Алексей Иванович Прохватилов часто присутствовал при наших беседах. Они вбирали в себя сотни разных интересных вещей. Ведь Прокофьев приехал к себе на родину. Редакция размещалась в Путилове, большом приладожском селе, каким-то чудом уцелевшем от немецких бомбежек. Вокруг были места, знакомые поэту сызмальства. В одном из ранних его стихотворений есть строка, воспринимавшаяся нами, молодыми поэтами, как своеобразная поэтическая заумь:
Пиргала, Митала, Гавсарь, Выстав...
Так вот мимо этих сел, в обход, через них десятки раз шагали наши солдатские сапоги — все это была прифронтовая полоса. Александр Андреевич хранил в своей памяти всю живую историю Приладожья, и слушать его было истое наслаждение. К моей свежей образованности он относился иронически больше с виду, чем по сути: помню, как всерьез он заинтересовался тем, что в Приладожье сохранилось стародавнее произношение звука «ять». «А ведь верно, — «ять»-то у нас не совсем «е», а больше к «и» приближается. Ну-ка вспомню, как матушка моя говорила, у меня самого речь огорожанилась, а в селах она звучит по-прежнему». И стал выговаривать слова, составлявшие мучение дореволюционных гимназистов: «лес», «бес», «бедный», «бежал», «хрен», «редька», — где всюду стоял злосчастный «ять».

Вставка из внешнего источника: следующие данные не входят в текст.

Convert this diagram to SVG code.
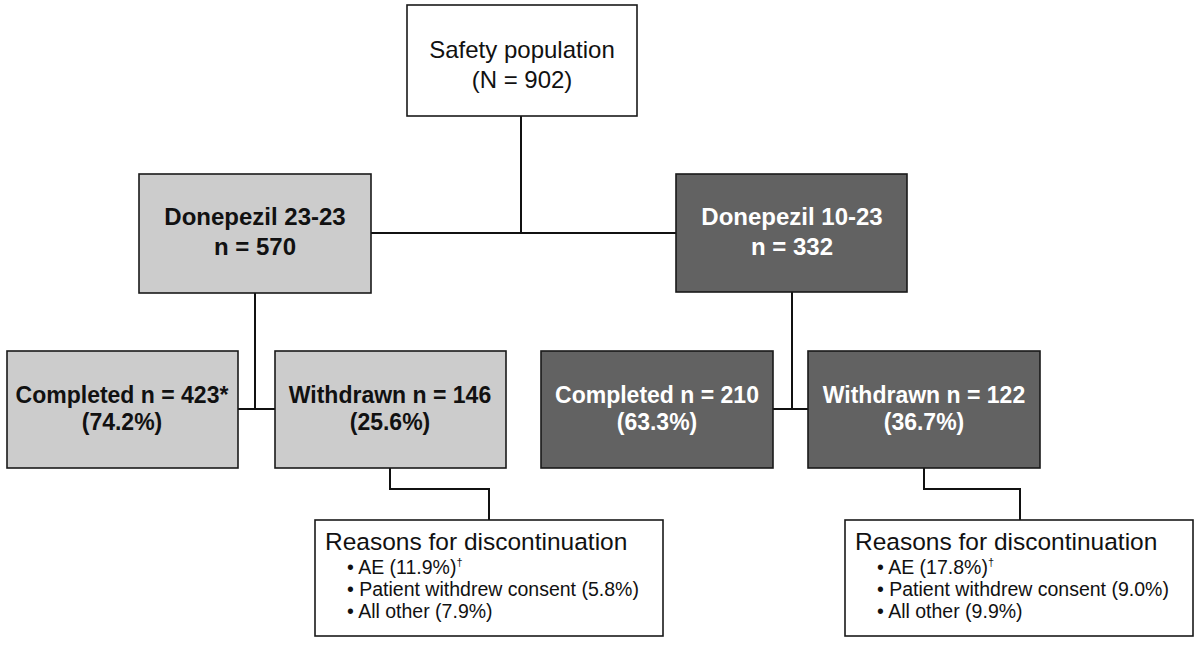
<svg xmlns="http://www.w3.org/2000/svg" width="1200" height="645" viewBox="0 0 1200 645">
<style>
.box{stroke:#1a1a1a;stroke-width:1.6}
.white{fill:#ffffff}
.light{fill:#cccccc}
.dark{fill:#626262}
.t{font-family:"Liberation Sans",Arial,Helvetica,sans-serif;text-anchor:middle}
.b{font-weight:bold;font-size:23px}
.bw{fill:#ffffff}
.bk{fill:#111111}
.r{font-family:"Liberation Sans",Arial,Helvetica,sans-serif;fill:#111111}
.conn{stroke:#111111;stroke-width:2;fill:none}
</style>
<rect width="1200" height="645" fill="#ffffff"/>
<g id="connectors">
<path class="conn" d="M521 116 V233"/>
<path class="conn" d="M371 233 H676"/>
<path class="conn" d="M255 293 V409"/>
<path class="conn" d="M238 409 H275"/>
<path class="conn" d="M792 292 V409"/>
<path class="conn" d="M773 409 H808"/>
<path class="conn" d="M390 468 V489 H489 V520"/>
<path class="conn" d="M924 468 V489 H1020 V520"/>
</g>
<g id="safety">
<rect class="box white" x="407" y="5" width="230" height="111"/>
<text class="t bk" x="522" y="58" font-size="24">Safety population</text>
<text class="t bk" x="522" y="88" font-size="24">(N = 902)</text>
</g>
<g id="d2323">
<rect class="box light" x="139" y="174" width="232" height="119"/>
<text class="t b bk" x="255" y="225" font-size="24" style="font-size:24px">Donepezil 23-23</text>
<text class="t b bk" x="255" y="255" style="font-size:24px">n = 570</text>
</g>
<g id="d1023">
<rect class="box dark" x="676" y="174" width="231" height="118"/>
<text class="t b bw" x="792" y="225" style="font-size:24px">Donepezil 10-23</text>
<text class="t b bw" x="792" y="255" style="font-size:24px">n = 332</text>
</g>
<g id="completed1">
<rect class="box light" x="7" y="351" width="231" height="117"/>
<text class="t b bk" x="122" y="403">Completed n = 423*</text>
<text class="t b bk" x="122" y="430">(74.2%)</text>
</g>
<g id="withdrawn1">
<rect class="box light" x="275" y="351" width="231" height="117"/>
<text class="t b bk" x="390" y="403">Withdrawn n = 146</text>
<text class="t b bk" x="390" y="430">(25.6%)</text>
</g>
<g id="completed2">
<rect class="box dark" x="541" y="351" width="232" height="117"/>
<text class="t b bw" x="657" y="403">Completed n = 210</text>
<text class="t b bw" x="657" y="430">(63.3%)</text>
</g>
<g id="withdrawn2">
<rect class="box dark" x="808" y="351" width="232" height="117"/>
<text class="t b bw" x="924" y="403">Withdrawn n = 122</text>
<text class="t b bw" x="924" y="430">(36.7%)</text>
</g>
<g id="reasons1">
<rect class="box white" x="315" y="520" width="348" height="116"/>
<text class="r" x="325" y="550" font-size="24.5">Reasons for discontinuation</text>
<text class="r" x="347" y="574" font-size="19.5">• AE (11.9%)<tspan font-size="11" dy="-8">†</tspan></text>
<text class="r" x="347" y="596" font-size="19.5">• Patient withdrew consent (5.8%)</text>
<text class="r" x="347" y="618" font-size="19.5">• All other (7.9%)</text>
</g>
<g id="reasons2">
<rect class="box white" x="845" y="520" width="348" height="116"/>
<text class="r" x="855" y="550" font-size="24.5">Reasons for discontinuation</text>
<text class="r" x="877" y="574" font-size="19.5">• AE (17.8%)<tspan font-size="11" dy="-8">†</tspan></text>
<text class="r" x="877" y="596" font-size="19.5">• Patient withdrew consent (9.0%)</text>
<text class="r" x="877" y="618" font-size="19.5">• All other (9.9%)</text>
</g>
</svg>
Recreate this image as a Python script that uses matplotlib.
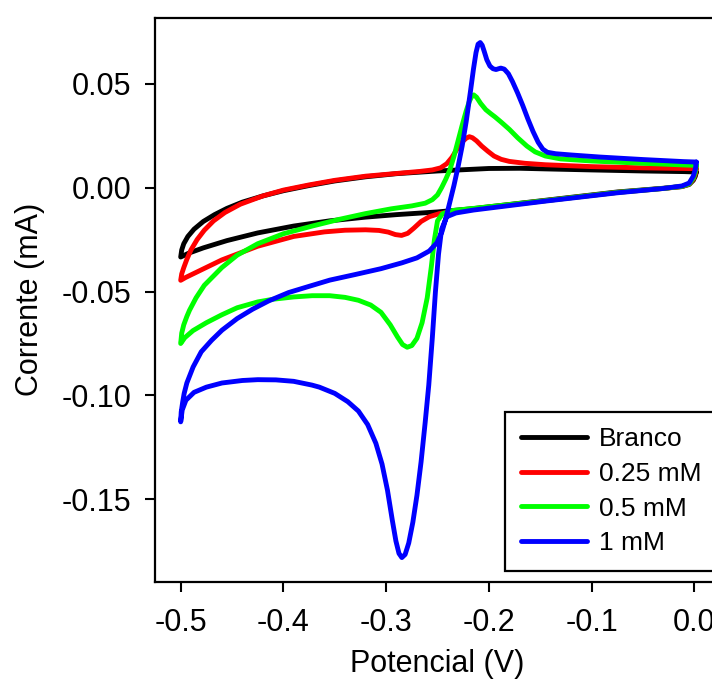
import matplotlib
matplotlib.use("Agg")
import matplotlib.pyplot as plt
from matplotlib.ticker import FormatStrFormatter

plt.rcParams['font.family'] = ['Liberation Sans', 'DejaVu Sans']
plt.rcParams['axes.unicode_minus'] = False

labels = ["Branco", "0.25 mM", "0.5 mM", "1 mM"]
colors = ["#000000", "#ff0000", "#00ff00", "#0000ff"]

# each loop: 0 V -> -0.5 V (cathodic sweep) -> back to 0 V (anodic sweep)
branco_v = [0.002, 0.001, -0.001, -0.005, -0.012, -0.030, -0.075, -0.145, -0.215, -0.250,
            -0.290, -0.320, -0.355, -0.390, -0.425, -0.455, -0.478, -0.492, -0.500,
            -0.499, -0.497, -0.493, -0.487, -0.478, -0.467, -0.455, -0.440, -0.420, -0.400,
            -0.375, -0.350, -0.320, -0.290, -0.250, -0.200, -0.170, -0.145, -0.100, -0.050,
            -0.010, 0.002]
branco_i = [0.0075, 0.0055, 0.0035, 0.0015, 0.0005, -0.0003, -0.0021, -0.0061, -0.0101, -0.0117,
            -0.0130, -0.0142, -0.0160, -0.0185, -0.0218, -0.0255, -0.0290, -0.0315, -0.0334,
            -0.0300, -0.0270, -0.0235, -0.0200, -0.0163, -0.0130, -0.0100, -0.0070, -0.0040, -0.0015,
            0.0010, 0.0032, 0.0052, 0.0067, 0.0080, 0.0092, 0.0093, 0.0090, 0.0085, 0.0080,
            0.0077, 0.0075]

r025_v = [0.002, 0.001, -0.001, -0.005, -0.012, -0.030, -0.075, -0.145, -0.215, -0.235,
          -0.248, -0.258, -0.266, -0.273, -0.279, -0.285, -0.291, -0.298, -0.307, -0.320,
          -0.340, -0.360, -0.390, -0.425, -0.460, -0.485, -0.495, -0.500,
          -0.499, -0.497, -0.494, -0.490, -0.484, -0.477, -0.468, -0.457, -0.442, -0.420,
          -0.400, -0.375, -0.350, -0.320, -0.290, -0.267, -0.255, -0.247, -0.241, -0.236,
          -0.231, -0.226, -0.222, -0.219, -0.216, -0.212, -0.207, -0.201, -0.195, -0.188,
          -0.180, -0.165, -0.145, -0.100, -0.050, -0.010, 0.002]
r025_i = [0.0091, 0.0065, 0.0040, 0.0017, 0.0005, -0.0004, -0.0023, -0.0063, -0.0103, -0.0115,
          -0.0125, -0.0140, -0.0163, -0.0195, -0.0220, -0.0230, -0.0226, -0.0214, -0.0206, -0.0203,
          -0.0205, -0.0213, -0.0235, -0.0282, -0.0348, -0.0408, -0.0432, -0.0446,
          -0.0415, -0.0385, -0.0345, -0.0300, -0.0250, -0.0205, -0.0160, -0.0120, -0.0080, -0.0040,
          -0.0012, 0.0013, 0.0035, 0.0055, 0.0068, 0.0078, 0.0085, 0.0095, 0.0115, 0.0145,
          0.0185, 0.0220, 0.0238, 0.0245, 0.0240, 0.0225, 0.0200, 0.0175, 0.0152, 0.0136,
          0.0126, 0.0117, 0.0110, 0.0101, 0.0095, 0.0092, 0.0091]

r05_v = [0.002, 0.001, -0.001, -0.005, -0.012, -0.030, -0.075, -0.145, -0.215, -0.235,
         -0.245, -0.250, -0.253, -0.256, -0.260, -0.265, -0.270, -0.275, -0.2795, -0.284,
         -0.289, -0.296, -0.305, -0.315, -0.327, -0.340, -0.355, -0.372, -0.390, -0.410,
         -0.425, -0.445, -0.460, -0.475, -0.488, -0.496, -0.500,
         -0.499, -0.497, -0.494, -0.4914, -0.485, -0.477, -0.468, -0.460, -0.445, -0.425,
         -0.400, -0.372, -0.345, -0.320, -0.295, -0.275, -0.262, -0.255, -0.250, -0.246,
         -0.242, -0.238, -0.234, -0.230, -0.226, -0.222, -0.219, -0.2165, -0.2147, -0.212,
         -0.208, -0.203, -0.198, -0.194, -0.188, -0.180, -0.172, -0.163, -0.155, -0.145,
         -0.130, -0.100, -0.050, -0.010, 0.002]
r05_i = [0.0107, 0.0075, 0.0045, 0.0018, 0.0006, -0.0004, -0.0023, -0.0063, -0.0100, -0.0110,
         -0.0125, -0.0160, -0.0250, -0.0380, -0.0530, -0.0650, -0.0725, -0.0760, -0.0768, -0.0755,
         -0.0718, -0.0660, -0.0600, -0.0565, -0.0542, -0.0528, -0.0520, -0.0520, -0.0526, -0.0537,
         -0.0550, -0.0578, -0.0612, -0.0650, -0.0688, -0.0722, -0.0750,
         -0.0700, -0.0660, -0.0620, -0.0590, -0.0530, -0.0470, -0.0425, -0.0385, -0.0325, -0.0270,
         -0.0222, -0.0185, -0.0152, -0.0125, -0.0102, -0.0088, -0.0075, -0.0058, -0.0035, 0.0000,
         0.0040, 0.0085, 0.0150, 0.0225, 0.0300, 0.0370, 0.0415, 0.0440, 0.0446, 0.0435,
         0.0405, 0.0375, 0.0355, 0.0340, 0.0315, 0.0280, 0.0240, 0.0200, 0.0172, 0.0152,
         0.0138, 0.0128, 0.0117, 0.0109, 0.0107]

r1_v = [0.002, 0.001, -0.001, -0.005, -0.012, -0.030, -0.075, -0.145, -0.215, -0.232,
        -0.241, -0.246, -0.249, -0.252, -0.255, -0.2585, -0.262, -0.266, -0.270, -0.274,
        -0.278, -0.2815, -0.2847, -0.2875, -0.2905, -0.294, -0.2987, -0.304, -0.310, -0.318,
        -0.327, -0.3373, -0.350, -0.365, -0.3723, -0.390, -0.4073, -0.425, -0.440, -0.4598,
        -0.475, -0.487, -0.4949, -0.4985, -0.500,
        -0.4995, -0.498, -0.4966, -0.494, -0.4879, -0.480, -0.470, -0.4598, -0.445, -0.430,
        -0.4143, -0.395, -0.375, -0.3548, -0.330, -0.305, -0.2847, -0.270, -0.258, -0.2505,
        -0.2455, -0.242, -0.238, -0.234, -0.230, -0.226, -0.222, -0.218, -0.215, -0.2125,
        -0.2105, -0.2084, -0.2065, -0.2045, -0.202, -0.199, -0.196, -0.193, -0.1905, -0.1884,
        -0.185, -0.181, -0.177, -0.172, -0.167, -0.162, -0.157, -0.152, -0.1475, -0.143,
        -0.135, -0.120, -0.0917, -0.050, -0.010, 0.002]
r1_i = [0.0123, 0.0090, 0.0055, 0.0022, 0.0008, -0.0004, -0.0025, -0.0065, -0.0108, -0.0122,
        -0.0140, -0.0200, -0.0320, -0.0500, -0.0720, -0.0950, -0.1130, -0.1320, -0.1480, -0.1610,
        -0.1710, -0.1765, -0.1780, -0.1760, -0.1700, -0.1600, -0.1456, -0.1330, -0.1230, -0.1140,
        -0.1075, -0.1030, -0.0990, -0.0960, -0.0950, -0.0932, -0.0925, -0.0924, -0.0928, -0.0940,
        -0.0960, -0.0985, -0.1023, -0.1070, -0.1127,
        -0.1080, -0.1030, -0.0990, -0.0940, -0.0863, -0.0790, -0.0735, -0.0686, -0.0630, -0.0585,
        -0.0545, -0.0505, -0.0475, -0.0445, -0.0418, -0.0390, -0.0362, -0.0338, -0.0305, -0.0265,
        -0.0210, -0.0150, -0.0070, 0.0010, 0.0100, 0.0200, 0.0320, 0.0460, 0.0570, 0.0650,
        0.0690, 0.0698, 0.0685, 0.0655, 0.0615, 0.0585, 0.0572, 0.0568, 0.0572, 0.0575,
        0.0570, 0.0548, 0.0510, 0.0455, 0.0395, 0.0330, 0.0270, 0.0218, 0.0185, 0.0170,
        0.0163, 0.0157, 0.0147, 0.0135, 0.0125, 0.0123]

series_v = [branco_v, r025_v, r05_v, r1_v]
series_i = [branco_i, r025_i, r05_i, r1_i]

fig = plt.figure(figsize=(7.12, 6.91), dpi=100)
ax = fig.add_axes([155 / 712, 109.3 / 691, 565 / 712, 563.7 / 691])

for v, i, c, lab in zip(series_v, series_i, colors, labels):
    ax.plot(v, i, color=c, lw=3.5, label=lab, solid_joinstyle='round', solid_capstyle='round')

ax.set_xlim(-0.525, 0.025)
ax.set_ylim(-0.1896, 0.0816)
ax.set_xticks([-0.5, -0.4, -0.3, -0.2, -0.1, 0.0])
ax.set_yticks([-0.15, -0.10, -0.05, 0.00, 0.05])
ax.xaxis.set_major_formatter(FormatStrFormatter('%.1f'))
ax.yaxis.set_major_formatter(FormatStrFormatter('%.2f'))

for s in ax.spines.values():
    s.set_linewidth(1.6)
ax.tick_params(direction='out', length=7, width=1.5, labelsize=22, top=False, right=False)
ax.tick_params(axis='y', pad=10)
ax.tick_params(axis='x', pad=12)

ax.set_xlabel("Potencial (V)", fontsize=22, labelpad=8)
ax.set_ylabel("Corrente (mA)", fontsize=22, labelpad=12)

leg = ax.legend(loc='lower left', bbox_to_anchor=(0.6195, 0.019), borderaxespad=0,
                fontsize=19, handlelength=2.5, handletextpad=0.45, labelspacing=0.4,
                borderpad=0.6, fancybox=False, framealpha=1)
leg.get_frame().set_edgecolor('black')
leg.get_frame().set_linewidth(1.6)

fig.savefig("out.png", dpi=100)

Возвращаюсь к Прохватилову. Лучшего редактора ни до него (это-то не мудрено, мое общение с газетами было совсем недавним), ни после (а вот это уже в редкость) я, честное слово, не встречал. Фамилия у него была словно по заказу придумана для ловкого газетчика, но сам он никак не соответствовал ее семантическому значению. Умный, тонкий, чистый человек. Чертовски нам всем повезло, что целый год он редактировал «Отважный воин». Постоянным мерилом оценки людей, дел, газетных статей и заметок было у него славное слово: душа. Молодые ребята, мы почти отвыкли от него в те жестокие времена. А тут вдруг нате: «Вот эта статейка у тебя с душой написана, а вон ту взял да отбарабанил»; «Ты не о газете думай, о солдатской душе, чем ее пронять?»; «В то дело ты душу вложил, а сейчас без нее решил обойтись — и не вышло, как видишь».